Alors que le nouveau Premier ministre, Patrick Achi, est en train de composer son gouvernement, certaines voix s’élèvent pour appeler à l’ouverture, au nom de la réconciliation nationale.
Véritable leitmotiv, la « réconciliation nationale » semble être pour certains affaire de circonstances. En effet, quelques mois après avoir fomenté un coup d’Etat et menacé implicitement de réitérer lors des élections législatives, l’opposition voudrait obtenir des strapontins ministériels. Céder à ces exigences constituerait une double erreur politique, en envoyant un mauvais signal à l’opposition qui pourrait y voir la caution de ses actions passées, et en risquant de fragiliser et de déstabiliser la majorité présidentielle.
Pas de réconciliation unilatérale
En sillonnant les régions du pays durant l’été 2020 afin d’apaiser les tensions communautaires, Hamed Bakayoko a œuvré pour la réconciliation, tout comme il l’a fait quelques mois plus tard en allant à la rencontre de l’opposition afin d’organiser les élections législatives de mars 2021. Mais qu’a fait l’opposition ? Pas grand-chose, si ce n’est finir par prouver qu’elle ne pouvait jouer son rôle démocratique sans appeler à la rébellion lors de chaque scrutin. Et encore, de mauvaise grâce : on se souviendra des avertissements d’Henri Konan Bédié sur de prétendues irrégularités lors du scrutin de mars 2021. Ou bien de la revendication précoce, et fausse, de la victoire par l’opposition dans la foulée de ce scrutin.
Il s’agit donc bien de redonner du sens à la réconciliation nationale pour qu’elle ne soit pas, précisément, unilatérale. Quand l’opposition aura donné des gages de sa volonté de jouer son rôle dans une démarche constructive et paisible, des ouvertures pourraient être envisagées. Même si cela n’est pas un dû, ni moral ni légal.
Relativisme démocratique ?
La démocratie ne peut fonctionner que si la « minorité » accepte sa défaite et conçoit qu’elle a suffisamment en commun avec la majorité pour accepter sa prise de pouvoir temporaire. Dans cette voie, il est donc juste que la majorité puisse déployer le programme pour lequel elle a été élu par les individus qui la compose.

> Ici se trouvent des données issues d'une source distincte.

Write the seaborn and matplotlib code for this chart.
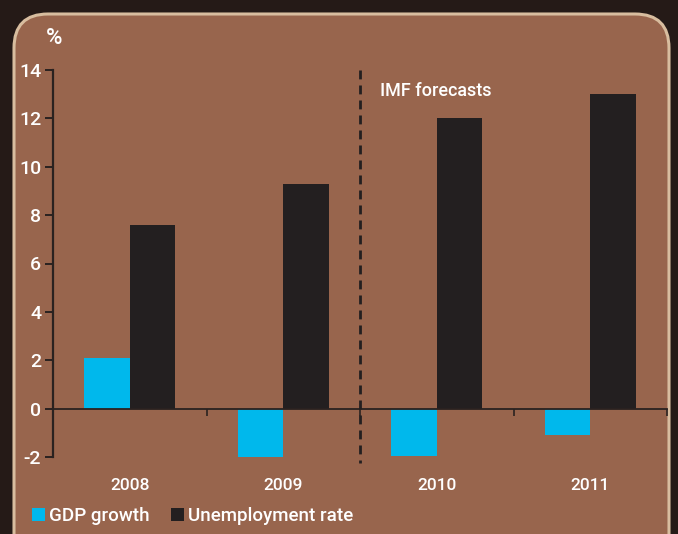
import matplotlib
matplotlib.use("Agg")
import matplotlib.pyplot as plt
import seaborn as sns
import pandas as pd
from matplotlib.patches import FancyBboxPatch, Patch
from matplotlib.transforms import IdentityTransform

years = ["2008", "2009", "2010", "2011"]
gdp_growth = [2.1, -2.0, -1.95, -1.1]
unemployment = [7.6, 9.3, 12.0, 13.0]
series_names = ["GDP growth", "Unemployment rate"]
y_ticks = [-2, 0, 2, 4, 6, 8, 10, 12, 14]

df = pd.DataFrame({
    "year": years * 2,
    "value": gdp_growth + unemployment,
    "series": [series_names[0]] * 4 + [series_names[1]] * 4,
})

sns.set_theme(style="white")
plt.rcParams["font.family"] = ["Roboto", "DejaVu Sans"]
plt.rcParams["font.weight"] = "medium"

BG = "#251a17"
PANEL = "#98654d"
BORDER = "#d8bd9f"
CYAN = "#00b8ec"
DARK = "#231f20"
AXC = "#2a2220"

fig = plt.figure(figsize=(6.78, 5.34), dpi=100, facecolor=BG)

panel = FancyBboxPatch((14, -40), 655, 560, boxstyle="round,pad=0,rounding_size=34",
                       transform=IdentityTransform(), facecolor=PANEL, edgecolor=BORDER,
                       linewidth=2.2, zorder=-10)
fig.patches.append(panel)

ax = fig.add_axes([53/678, 1 - 457/534, (667 - 53)/678, (457 - 70)/534])
ax.set_facecolor("none")
ax.set_zorder(5)

sns.barplot(data=df, x="year", y="value", hue="series", order=years,
            hue_order=series_names, palette=[CYAN, DARK], width=0.59,
            linewidth=0, saturation=1, ax=ax, legend=False)

ax.set_ylim(-2, 14)
ax.set_xlim(-0.5, 3.5)
ax.set_yticks(y_ticks)
ax.set_yticklabels([str(t) for t in y_ticks])
ax.set_xlabel("")
ax.set_ylabel("")

for s in ["top", "right"]:
    ax.spines[s].set_visible(False)
ax.spines["left"].set_color(AXC)
ax.spines["left"].set_linewidth(1.6)
ax.spines["bottom"].set_position(("data", 0))
ax.spines["bottom"].set_color(AXC)
ax.spines["bottom"].set_linewidth(1.3)

ax.tick_params(axis="y", which="major", direction="out", length=5.5, width=1.4,
               color=AXC, labelcolor="white", labelsize=14, pad=3, left=True)
ax.set_xticks([0, 1, 2, 3])
ax.set_xticklabels(years)
ax.set_xticks([0.5, 1.5, 2.5, 3.5], minor=True)
ax.tick_params(axis="x", which="major", length=0, pad=50, labelcolor="white",
               labelsize=12.5, bottom=True)
ax.tick_params(axis="x", which="minor", direction="out", length=5, width=1.2,
               color=AXC, bottom=True)

ax.plot([1.5, 1.5], [14, -2.25], color=DARK, linestyle=(0, (3.2, 2.2)),
        linewidth=2, clip_on=False, zorder=5)

ax.text(1.63, 13.15, "IMF forecasts", color="white", fontsize=13, va="center", ha="left")
fig.text(54/678, 1 - 39/534, "%", color="white", fontsize=16, ha="center", va="center",
         zorder=6)

handles = [Patch(facecolor=CYAN, edgecolor="none"), Patch(facecolor=DARK, edgecolor="none")]
leg = fig.legend(handles, series_names, loc="center left", bbox_to_anchor=(32/678, 1 - 516/534),
                 ncol=2, frameon=False, handlelength=0.7, handleheight=0.7,
                 handletextpad=0.2, columnspacing=1.15, fontsize=13.5,
                 labelcolor="white", borderaxespad=0, borderpad=0)
leg.set_zorder(6)

fig.savefig("out.png", dpi=100, facecolor=BG)
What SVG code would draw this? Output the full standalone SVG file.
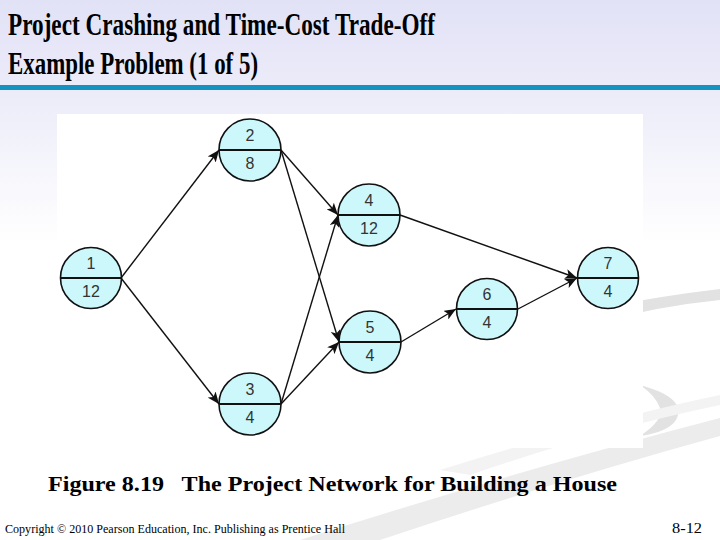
<svg xmlns="http://www.w3.org/2000/svg" width="720" height="540" viewBox="0 0 720 540">
<defs>
<linearGradient id="bg" x1="0" y1="0" x2="0" y2="1">
<stop offset="0" stop-color="#e2e2f7"/>
<stop offset="0.16" stop-color="#ebebf9"/>
<stop offset="0.45" stop-color="#ffffff"/>
<stop offset="1" stop-color="#ffffff"/>
</linearGradient>
<marker id="ah" markerUnits="userSpaceOnUse" markerWidth="14" markerHeight="10" refX="12" refY="5" orient="auto">
<path d="M0,0 L12,5 L0,10 L3,5 Z" fill="#111"/>
</marker>
<style>
.edge{stroke:#111;stroke-width:1.4;fill:none;marker-end:url(#ah)}
.node circle{fill:#ccf8fc;stroke:#111;stroke-width:1.6}
.node line{stroke:#111;stroke-width:1.8}
.node text{font-family:"Liberation Sans",Arial,sans-serif;font-size:16px;fill:#333;text-anchor:middle}
.serif{font-family:"Liberation Serif","Times New Roman",serif;fill:#000}
</style>
</defs>
<rect width="720" height="540" fill="url(#bg)"/>
<!-- swooshes -->
<path d="M600,308 Q660,296 720,289 L720,300 Q660,306 600,322 Z" fill="#e2e2e2"/>
<path d="M640,385 Q688,398 676,420 Q668,432 640,436 Q664,420 660,408 Q656,396 640,385 Z" fill="#e2e2e2"/>
<path d="M300,540 Q520,470 720,418 L720,436 Q560,480 380,540 Z" fill="#ececec"/>
<path d="M440,470 Q600,420 720,395 L720,405 Q600,430 470,475 Z" fill="#f3f3f3"/>
<!-- white panel -->
<rect x="57" y="114" width="586" height="334" fill="#ffffff"/>
<!-- title -->
<text class="serif" x="8" y="35" font-size="31" font-weight="bold" textLength="427" lengthAdjust="spacingAndGlyphs">Project Crashing and Time-Cost Trade-Off</text>
<text class="serif" x="8" y="74" font-size="31" font-weight="bold" textLength="250" lengthAdjust="spacingAndGlyphs">Example Problem (1 of 5)</text>
<rect x="0" y="85" width="720" height="5" fill="#1592c2"/>
<!-- connectors -->
<g id="connectors">
<line class="edge" x1="121" y1="278" x2="219" y2="150"/>
<line class="edge" x1="121" y1="278" x2="219" y2="404"/>
<line class="edge" x1="281" y1="150" x2="338" y2="215"/>
<line class="edge" x1="281" y1="150" x2="339" y2="342"/>
<line class="edge" x1="281" y1="404" x2="338" y2="215"/>
<line class="edge" x1="281" y1="404" x2="339" y2="342"/>
<line class="edge" x1="400" y1="215" x2="577" y2="278"/>
<line class="edge" x1="401" y1="342" x2="456" y2="309"/>
<line class="edge" x1="518" y1="309" x2="577" y2="278"/>
</g>
<!-- nodes -->
<g id="node1" class="node"><circle cx="91" cy="278" r="30.5"/><line x1="60.5" y1="278" x2="121.5" y2="278"/><text x="91" y="269">1</text><text x="91" y="297">12</text></g>
<g id="node2" class="node"><circle cx="250" cy="150" r="31"/><line x1="219" y1="150" x2="281" y2="150"/><text x="250" y="141">2</text><text x="250" y="169">8</text></g>
<g id="node3" class="node"><circle cx="250" cy="404" r="31"/><line x1="219" y1="404" x2="281" y2="404"/><text x="250" y="395">3</text><text x="250" y="423">4</text></g>
<g id="node4" class="node"><circle cx="369" cy="215" r="31"/><line x1="338" y1="215" x2="400" y2="215"/><text x="369" y="206">4</text><text x="369" y="234">12</text></g>
<g id="node5" class="node"><circle cx="370" cy="342" r="31"/><line x1="339" y1="342" x2="401" y2="342"/><text x="370" y="333">5</text><text x="370" y="361">4</text></g>
<g id="node6" class="node"><circle cx="487" cy="309" r="30.5"/><line x1="456.5" y1="309" x2="517.5" y2="309"/><text x="487" y="300">6</text><text x="487" y="328">4</text></g>
<g id="node7" class="node"><circle cx="608" cy="278" r="30.5"/><line x1="577.5" y1="278" x2="638.5" y2="278"/><text x="608" y="269">7</text><text x="608" y="297">4</text></g>
<!-- caption & footer -->
<text class="serif" x="48" y="491" font-size="21" font-weight="bold" textLength="569" lengthAdjust="spacingAndGlyphs" xml:space="preserve">Figure 8.19   The Project Network for Building a House</text>
<text class="serif" x="5" y="533" font-size="13" textLength="340" lengthAdjust="spacingAndGlyphs">Copyright © 2010 Pearson Education, Inc. Publishing as Prentice Hall</text>
<text class="serif" x="672" y="533" font-size="14" textLength="30" lengthAdjust="spacingAndGlyphs">8-12</text>
</svg>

Quel sens y aurait-il à organiser des élections, sinon ?
La question des individus est par ailleurs importante, parce que des hommes ou des femmes qui ont travaillé à une élection, ou qui sont impliqués de longue date dans un appareil partisan, sont légitimement en attente de recevoir des responsabilités conformes à leurs capacités et à leur combat politiques. Faudrait-il, après un match de football, que certains joueurs de l’équipe perdante reçoivent une médaille en gage d’ouverture ? Si l’exemple est caricatural, il est assez parlant.
L’examen de la situation dans les démocraties occidentales fait apparaître que la pratique de l’ouverture est loin d’être une évidence. Comme en France, où cette pratique est très rare. Depuis 2017, le Président Emmanuel Macron n’a jamais constitué, de facto, de gouvernement d’ouverture – même s’il a débauché dans tous les partis. Tout comme le Président François Hollande (2012-2017), avant lui. Dans l’histoire politique française récente, le seul gouvernement d’ouverture a été celui de Nicolas Sarkozy (2007-2012) : une décision très mal perçue par son électorat, qui l’a vécu comme une trahison de ses promesses de campagne. S’il est concevable d’aller chercher les meilleures compétences dans l’opposition, c’est à faire avec prudence pour ne pas risquer de troubles dans son propre camp et pour ne pas déboussoler son électorat. Si, dans l’absolu, la pratique peut avoir, ponctuellement, des avantages, les conditions ne sont pas encore réunies en Côte d’Ivoire pour que cela se fasse, comme le démontrent les évènements récents.